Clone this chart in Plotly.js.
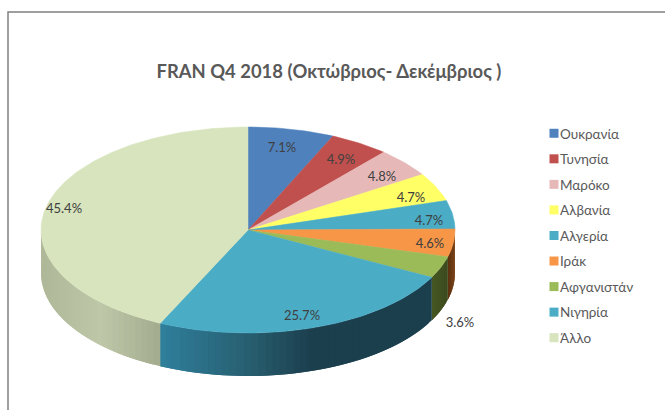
<!DOCTYPE html>
<html><head><meta charset="utf-8">
<script src="https://cdn.plot.ly/plotly-3.0.1.min.js"></script>
<style>html,body{margin:0;padding:0;background:#fff}#c{width:665px;height:410px}</style>
</head><body><div id="c"></div>
<script>
const categories = ['Ουκρανία','Τυνησία','Μαρόκο','Αλβανία','Αλγερία','Ιράκ','Αφγανιστάν','Νιγηρία','Άλλο'];
const shares = [7.1,4.9,4.8,4.7,4.7,4.6,3.6,25.7,45.4];
const colors = ['#4f81bd','#c0504d','#e6b9b8','#ffff66','#4bacc6','#f79646','#9bbb59','#4bacc6','#d7e4bd'];
// wall shades: stops [position across the wall from left to right, colour]
const wallShades = {
  5:[[0,'#5a3010'],[1,'#7a4419']],
  6:[[0,'#465722'],[1,'#3c4a1e']],
  7:[[0,'#2f7f9c'],[0.33,'#275e6f'],[0.55,'#1c3f4e'],[1,'#1c3f4e']],
  8:[[0,'#aeb898'],[0.5,'#bec7a8'],[1,'#a3ac8e']]
};
const titleText = 'FRAN Q4 2018 (Οκτώβριος- Δεκέμβριος )';
const labelPx = [[282,149],[341,161],[382,178],[411,199],[429,222],[430,245],[460,324],[302,317],[64,210]];

const W=665,H=410,cx=248,cy=230,rx=207,ry=103,depth=43;
const total = shares.reduce((a,b)=>a+b,0);
const ux = px => (px-cx)/rx, uy = py => (cy-py)/ry;
const d = depth/ry;
function hex(c){return [1,3,5].map(i=>parseInt(c.substr(i,2),16));}
function mix(a,b,t){const A=hex(a),B=hex(b);return 'rgb('+A.map((v,i)=>Math.round(v+(B[i]-v)*t)).join(',')+')';}
function shade(s,t){
  for(let i=1;i<s.length;i++){ if(t<=s[i][0]) return mix(s[i-1][1],s[i][1],(t-s[i-1][0])/(s[i][0]-s[i-1][0])); }
  return s[s.length-1][1];
}

const traces=[];
let cum=0; const bounds=shares.map(v=>{const a=cum;cum+=v;return [a/total*2*Math.PI,cum/total*2*Math.PI];});

// side walls, lower half only: overlapping strips, each painted over the last
bounds.forEach(([a,b],i)=>{
  const lo=Math.max(a,Math.PI/2), hi=Math.min(b,1.5*Math.PI);
  if(hi<=lo) return;
  const n=Math.max(2,Math.ceil((hi-lo)/(Math.PI/90)));
  const xl=Math.min(Math.sin(lo),Math.sin(hi)), xr=Math.max(Math.sin(lo),Math.sin(hi));
  for(let k=0;k<n;k++){
    const t0=lo+(hi-lo)*k/n,t1=lo+(hi-lo)*Math.min(n,k+2)/n,mid=Math.sin(lo+(hi-lo)*(k+.5)/n);
    const c=shade(wallShades[i],(mid-xl)/(xr-xl||1));
    const xs=[],ys=[];
    for(let j=0;j<=4;j++){const t=t0+(t1-t0)*j/4;xs.push(Math.sin(t));ys.push(Math.cos(t));}
    for(let j=4;j>=0;j--){const t=t0+(t1-t0)*j/4;xs.push(Math.sin(t));ys.push(Math.cos(t)-d);}
    traces.push({type:'scatter',mode:'lines',fill:'toself',fillcolor:c,line:{width:0},
      x:xs,y:ys,showlegend:false,hoverinfo:'skip'});
  }
});
// top face
bounds.forEach(([a,b],i)=>{
  const xs=[0],ys=[0],n=Math.max(8,Math.ceil((b-a)/(Math.PI/180)));
  for(let k=0;k<=n;k++){const t=a+(b-a)*k/n;xs.push(Math.sin(t));ys.push(Math.cos(t));}
  xs.push(0);ys.push(0);
  traces.push({type:'scatter',mode:'lines',fill:'toself',fillcolor:colors[i],line:{color:colors[i],width:0.5},
    x:xs,y:ys,name:categories[i],showlegend:false,text:categories[i]+': '+shares[i]+'%',hoverinfo:'text'});
});
// data labels
traces.push({type:'scatter',mode:'text',x:labelPx.map(p=>ux(p[0])),y:labelPx.map(p=>uy(p[1])),
  text:shares.map(v=>v.toFixed(1)+'%'),textposition:'middle center',
  textfont:{family:'Lato, "Noto Sans", sans-serif',size:13,color:'#404040'},showlegend:false,hoverinfo:'skip'});
// legend entries
categories.forEach((c,i)=>traces.push({type:'scatter',mode:'markers',x:[null],y:[null],name:c,legendgroup:'g'+i,
  marker:{symbol:'square',size:9,color:colors[i]},hoverinfo:'skip'}));

const layout={width:W,height:H,margin:{l:0,r:0,t:0,b:0},paper_bgcolor:'#fff',plot_bgcolor:'#fff',showlegend:true,
  title:{text:'<b>'+titleText+'</b>',font:{family:'Lato, "Noto Sans", sans-serif',size:18.4,color:'#595959'},x:329/W,xanchor:'center',y:1-72/H,yanchor:'middle'},
  xaxis:{range:[ux(0),ux(W)],visible:false,fixedrange:true},
  yaxis:{range:[uy(H),uy(0)],visible:false,fixedrange:true},
  legend:{x:520/W,y:1-118/H,xanchor:'left',yanchor:'top',traceorder:'grouped',tracegroupgap:5,itemclick:false,itemdoubleclick:false,
    font:{family:'Lato, "Noto Sans", sans-serif',size:13.5,color:'#595959'},bgcolor:'rgba(0,0,0,0)'},
  shapes:[{type:'rect',xref:'paper',yref:'paper',x0:8/W,x1:1.1,y0:-0.1,y1:1-12/H,line:{color:'#808080',width:1.5},fillcolor:'rgba(0,0,0,0)'}]
};
Plotly.newPlot('c',traces,layout,{displayModeBar:false}).then(()=>{
  document.querySelectorAll('#c .legendsymbols').forEach(n=>{
    n.setAttribute('transform','translate(14,0)');
  });
});
</script></body></html>
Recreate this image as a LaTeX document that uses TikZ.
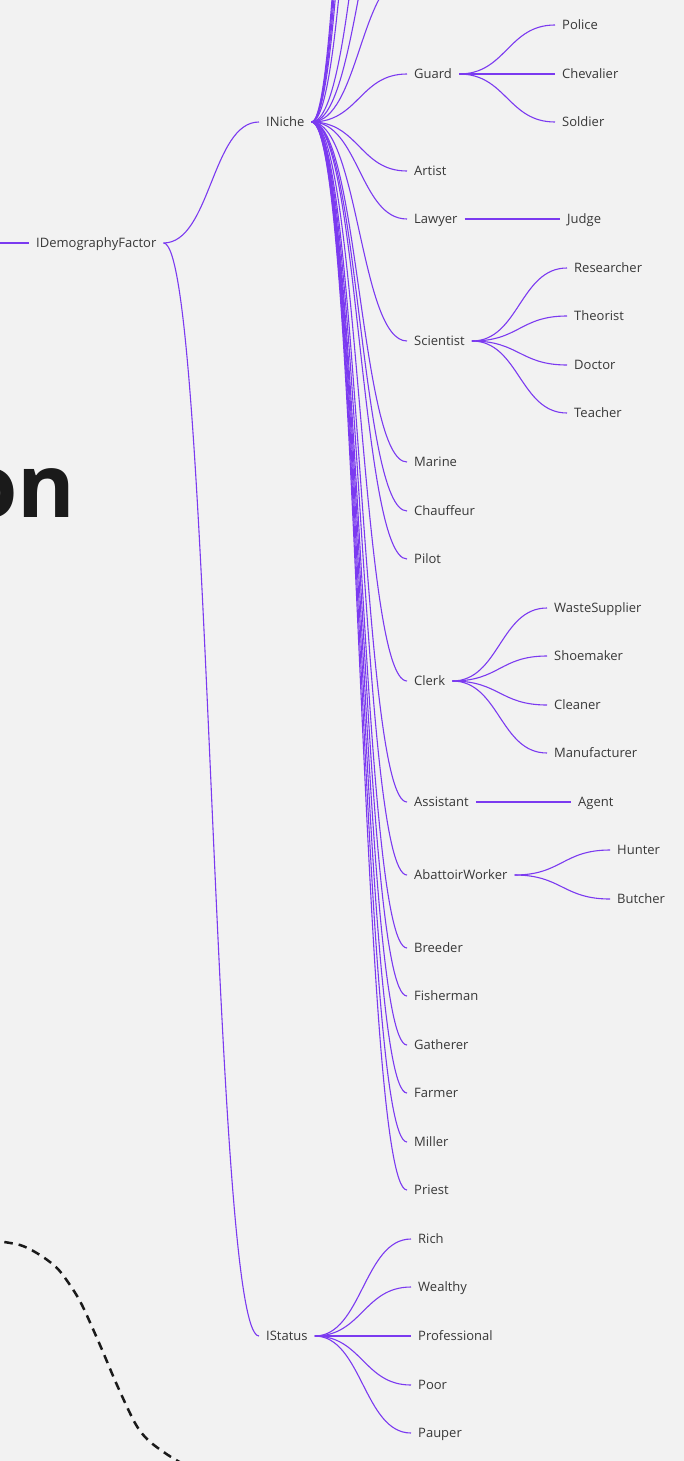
\documentclass[tikz,border=0pt]{standalone}
\usepackage{fontspec}
\setmainfont{Open Sans}
\definecolor{bg}{HTML}{F2F2F2}
\definecolor{mm}{HTML}{7B3AF0}
\definecolor{tx}{HTML}{383838}
\definecolor{ttl}{HTML}{1A1A1A}
\newcommand\mmconn[2]{\draw[br] (#1) .. controls +(47,0) and +(-47,0) .. (#2);}
\begin{document}
\begin{tikzpicture}[x=1pt,y=-1pt,
  lbl/.style={anchor=west,inner xsep=7pt,inner ysep=0pt,text height=9.3pt,text depth=0pt,font=\fontsize{13}{15}\selectfont,text=tx},
  br/.style={draw=mm,line width=1.1pt}]
\useasboundingbox (0,0) rectangle (684,1461);
\fill[bg] (0,0) rectangle (684,1461);
\clip (0,0) rectangle (684,1461);

% big partial title
\node[anchor=base east,inner sep=0pt,font=\fontsize{88}{88}\selectfont\bfseries,text=ttl] (title) at (76,517) {on};

% dashed decoration
\draw[ttl,line width=2.5pt,dash pattern=on 8.5pt off 6pt] plot[smooth] coordinates {(-10,1240) (20,1245) (40,1255) (57,1268) (70,1285) (82,1305) (100,1345) (117,1385) (135,1423) (148,1440) (168,1455) (190,1468)};

% nodes
\node[lbl] (IDF) at (29,243) {IDemographyFactor};
\node[lbl] (INiche) at (259,122) {INiche};
\node[lbl] (IStatus) at (259,1336) {IStatus};

\node[lbl] (Guard) at (407,74) {Guard};
\node[lbl] (Artist) at (407,171) {Artist};
\node[lbl] (Lawyer) at (407,219) {Lawyer};
\node[lbl] (Scientist) at (407,341) {Scientist};
\node[lbl] (Marine) at (407,462) {Marine};
\node[lbl] (Chauffeur) at (407,511) {Chauffeur};
\node[lbl] (Pilot) at (407,559) {Pilot};
\node[lbl] (Clerk) at (407,681) {Clerk};
\node[lbl] (Assistant) at (407,802) {Assistant};
\node[lbl] (Abattoir) at (407,875) {AbattoirWorker};
\node[lbl] (Breeder) at (407,948) {Breeder};
\node[lbl] (Fisherman) at (407,996) {Fisherman};
\node[lbl] (Gatherer) at (407,1045) {Gatherer};
\node[lbl] (Farmer) at (407,1093) {Farmer};
\node[lbl] (Miller) at (407,1142) {Miller};
\node[lbl] (Priest) at (407,1190) {Priest};

\node[lbl] (Police) at (555,25) {Police};
\node[lbl] (Chevalier) at (555,74) {Chevalier};
\node[lbl] (Soldier) at (555,122) {Soldier};
\node[lbl] (Judge) at (560,219) {Judge};
\node[lbl] (Researcher) at (567,268) {Researcher};
\node[lbl] (Theorist) at (567,316) {Theorist};
\node[lbl] (Doctor) at (567,365) {Doctor};
\node[lbl] (Teacher) at (567,413) {Teacher};
\node[lbl] (Waste) at (547,608) {WasteSupplier};
\node[lbl] (Shoemaker) at (547,656) {Shoemaker};
\node[lbl] (Cleaner) at (547,705) {Cleaner};
\node[lbl] (Manufacturer) at (547,753) {Manufacturer};
\node[lbl] (Agent) at (571,802) {Agent};
\node[lbl] (Hunter) at (610,850) {Hunter};
\node[lbl] (Butcher) at (610,899) {Butcher};

\node[lbl] (Rich) at (411,1239) {Rich};
\node[lbl] (Wealthy) at (411,1287) {Wealthy};
\node[lbl] (Professional) at (411,1336) {Professional};
\node[lbl] (Poor) at (411,1385) {Poor};
\node[lbl] (Pauper) at (411,1433) {Pauper};

% off-frame ends
\coordinate (lft) at (-60,243);
\coordinate (u1) at (408,-25);
\coordinate (u2) at (408,-140);
\coordinate (u3) at (408,-300);
\coordinate (u4) at (408,-750);
\coordinate (u5) at (408,-1050);
\coordinate (u6) at (408,-1200);
\coordinate (u7) at (408,-1350);
\coordinate (u8) at (408,-1500);

% connectors
\draw[br] (lft) -- (IDF.west);
\mmconn{IDF.east}{INiche.west}
\mmconn{IDF.east}{IStatus.west}
\foreach \c in {u1,u2,u3,u4,u5,u6,u7,u8}{\mmconn{INiche.east}{\c}}
\foreach \c in {Guard,Artist,Lawyer,Scientist,Marine,Chauffeur,Pilot,Clerk,Assistant,Abattoir,Breeder,Fisherman,Gatherer,Farmer,Miller,Priest}{\mmconn{INiche.east}{\c.west}}
\foreach \c in {Police,Chevalier,Soldier}{\mmconn{Guard.east}{\c.west}}
\mmconn{Lawyer.east}{Judge.west}
\foreach \c in {Researcher,Theorist,Doctor,Teacher}{\mmconn{Scientist.east}{\c.west}}
\foreach \c in {Waste,Shoemaker,Cleaner,Manufacturer}{\mmconn{Clerk.east}{\c.west}}
\mmconn{Assistant.east}{Agent.west}
\foreach \c in {Hunter,Butcher}{\mmconn{Abattoir.east}{\c.west}}
\foreach \c in {Rich,Wealthy,Professional,Poor,Pauper}{\mmconn{IStatus.east}{\c.west}}
\end{tikzpicture}
\end{document}
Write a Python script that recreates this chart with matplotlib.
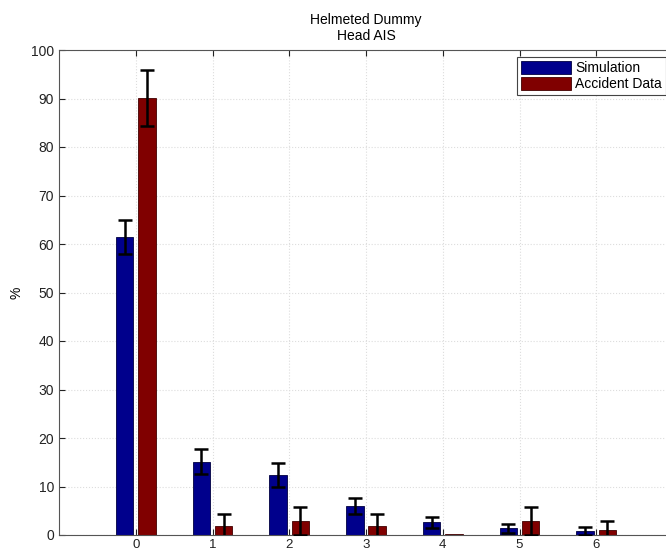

########

● SET PROBLEM
Which lines include "this"? Copy each of them out.

● IN RESPONSE
Clone this chart in Plotly.js.
Recreate this image as a LaTeX document that uses TikZ.
Write a Python script that recreates this chart with matplotlib.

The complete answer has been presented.